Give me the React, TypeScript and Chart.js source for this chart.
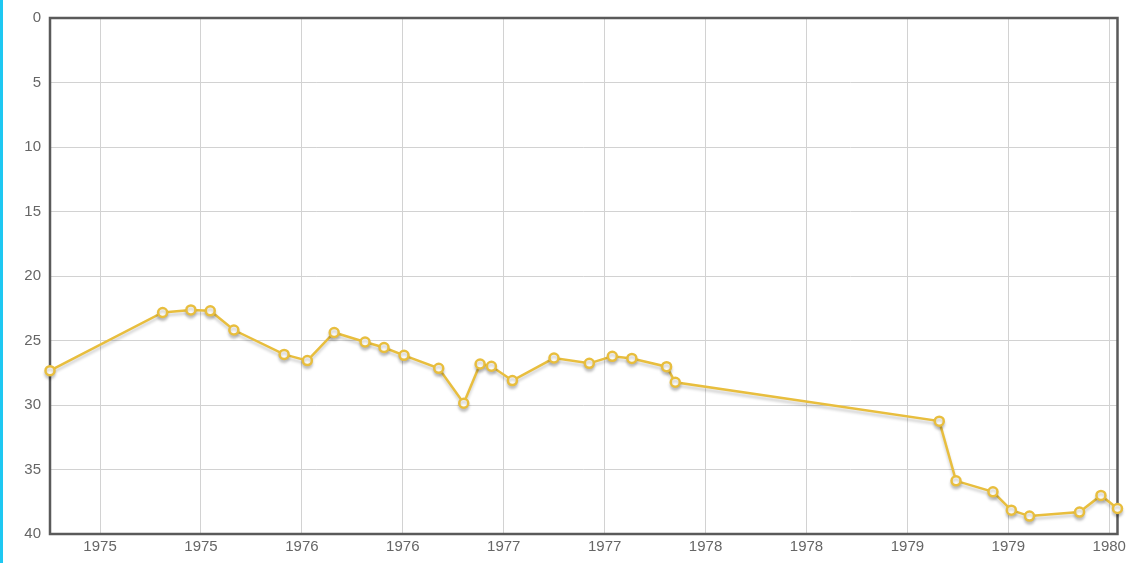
import React, { useEffect, useRef } from "react";
import { Chart, registerables } from "chart.js";

Chart.register(...registerables);

// Decimal year positions of each observation
const xValues: number[] = [
  1974.752, 1975.31, 1975.45, 1975.546, 1975.663, 1975.912, 1976.027, 1976.16,
  1976.313, 1976.407, 1976.506, 1976.678, 1976.802, 1976.883, 1976.939, 1977.043,
  1977.249, 1977.424, 1977.538, 1977.635, 1977.807, 1977.85, 1979.158, 1979.241,
  1979.424, 1979.515, 1979.605, 1979.853, 1979.959, 1980.041,
];

const yValues: number[] = [
  27.34, 22.83, 22.63, 22.7, 24.19, 26.08, 26.56, 24.38,
  25.12, 25.54, 26.15, 27.16, 29.86, 26.82, 27.0, 28.11,
  26.36, 26.77, 26.23, 26.39, 27.03, 28.24, 31.25, 35.88,
  36.73, 38.15, 38.61, 38.3, 37.01, 38.02,
];

const xTickValues: number[] = [1975, 1975.5, 1976, 1976.5, 1977, 1977.5, 1978, 1978.5, 1979, 1979.5, 1980];
const xTickLabels: string[] = ["1975", "1975", "1976", "1976", "1977", "1977", "1978", "1978", "1979", "1979", "1980"];

const yMin = 0;
const yMax = 40;
const yStep = 5;

export default function App() {
  const ref = useRef<HTMLCanvasElement>(null);

  useEffect(() => {
    document.body.style.margin = "0";
    if (!ref.current) return;

    const shadowPlugin = {
      id: "lineShadow",
      beforeDatasetDraw(chart: any) {
        const ctx = chart.ctx;
        ctx.save();
        ctx.shadowColor = "rgba(0,0,0,0.2)";
        ctx.shadowBlur = 3;
        ctx.shadowOffsetX = 0;
        ctx.shadowOffsetY = 3;
      },
      afterDatasetDraw(chart: any) {
        chart.ctx.restore();
      },
    };

    const borderPlugin = {
      id: "frame",
      beforeDatasetsDraw(chart: any) {
        const { ctx, chartArea } = chart;
        ctx.save();
        ctx.strokeStyle = "#5a5a5a";
        ctx.lineWidth = 2.5;
        ctx.strokeRect(chartArea.left, chartArea.top, chartArea.right - chartArea.left, chartArea.bottom - chartArea.top);
        ctx.restore();
      },
    };

    const chart = new Chart(ref.current, {
      type: "line",
      data: {
        datasets: [
          {
            data: xValues.map((x, i) => ({ x, y: yValues[i] })),
            borderColor: "#e8be3e",
            borderWidth: 2.5,
            backgroundColor: "#ffffff",
            pointBackgroundColor: "#ffffff",
            pointBorderColor: "#e8be3e",
            pointBorderWidth: 2.5,
            pointRadius: 4.5,
            tension: 0,
            fill: false,
            clip: false as any,
          },
        ],
      },
      options: {
        animation: false,
        responsive: false,
        maintainAspectRatio: false,
        layout: { padding: { top: 16, right: 12, left: 0, bottom: 0 } },
        plugins: { legend: { display: false }, tooltip: { enabled: false } },
        scales: {
          x: {
            type: "linear",
            min: xValues[0],
            max: xValues[xValues.length - 1],
            afterBuildTicks(scale: any) {
              scale.ticks = xTickValues.map((v) => ({ value: v }));
            },
            afterFit(scale: any) {
              scale.height = 29;
            },
            ticks: {
              callback: (_v: any, i: number) => xTickLabels[i],
              color: "#666",
              font: { family: "'Liberation Sans', Arial, sans-serif", size: 15 },
              maxRotation: 0,
              autoSkip: false,
              padding: 4,
            },
            grid: { color: "#d2d2d2", lineWidth: 1, drawTicks: false },
            border: { display: false },
          },
          y: {
            reverse: true,
            min: yMin,
            max: yMax,
            afterFit(scale: any) {
              scale.width = 47;
            },
            ticks: {
              stepSize: yStep,
              color: "#666",
              font: { family: "'Liberation Sans', Arial, sans-serif", size: 15 },
              padding: 9,
            },
            grid: { color: "#d2d2d2", lineWidth: 1, drawTicks: false },
            border: { display: false },
          },
        },
      },
      plugins: [borderPlugin, shadowPlugin],
    });
    return () => chart.destroy();
  }, []);

  return (
    <div
      style={{
        position: "absolute",
        left: 0,
        top: 0,
        width: 1130,
        height: 563,
        borderLeft: "3px solid #1ec8f2",
        boxSizing: "border-box",
        background: "#fff",
      }}
    >
      <canvas ref={ref} width={1127} height={563} style={{ display: "block" }} />
    </div>
  );
}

Set problem
Give again, exactly, the lines from the start of the data through the one holding "Chart.register(...registerables);"; omit the pictures.

Exercise answer
Give me the React, TypeScript and Chart.js source for this chart.
import React, { useEffect, useRef } from "react";
import { Chart, registerables } from "chart.js";

Chart.register(...registerables);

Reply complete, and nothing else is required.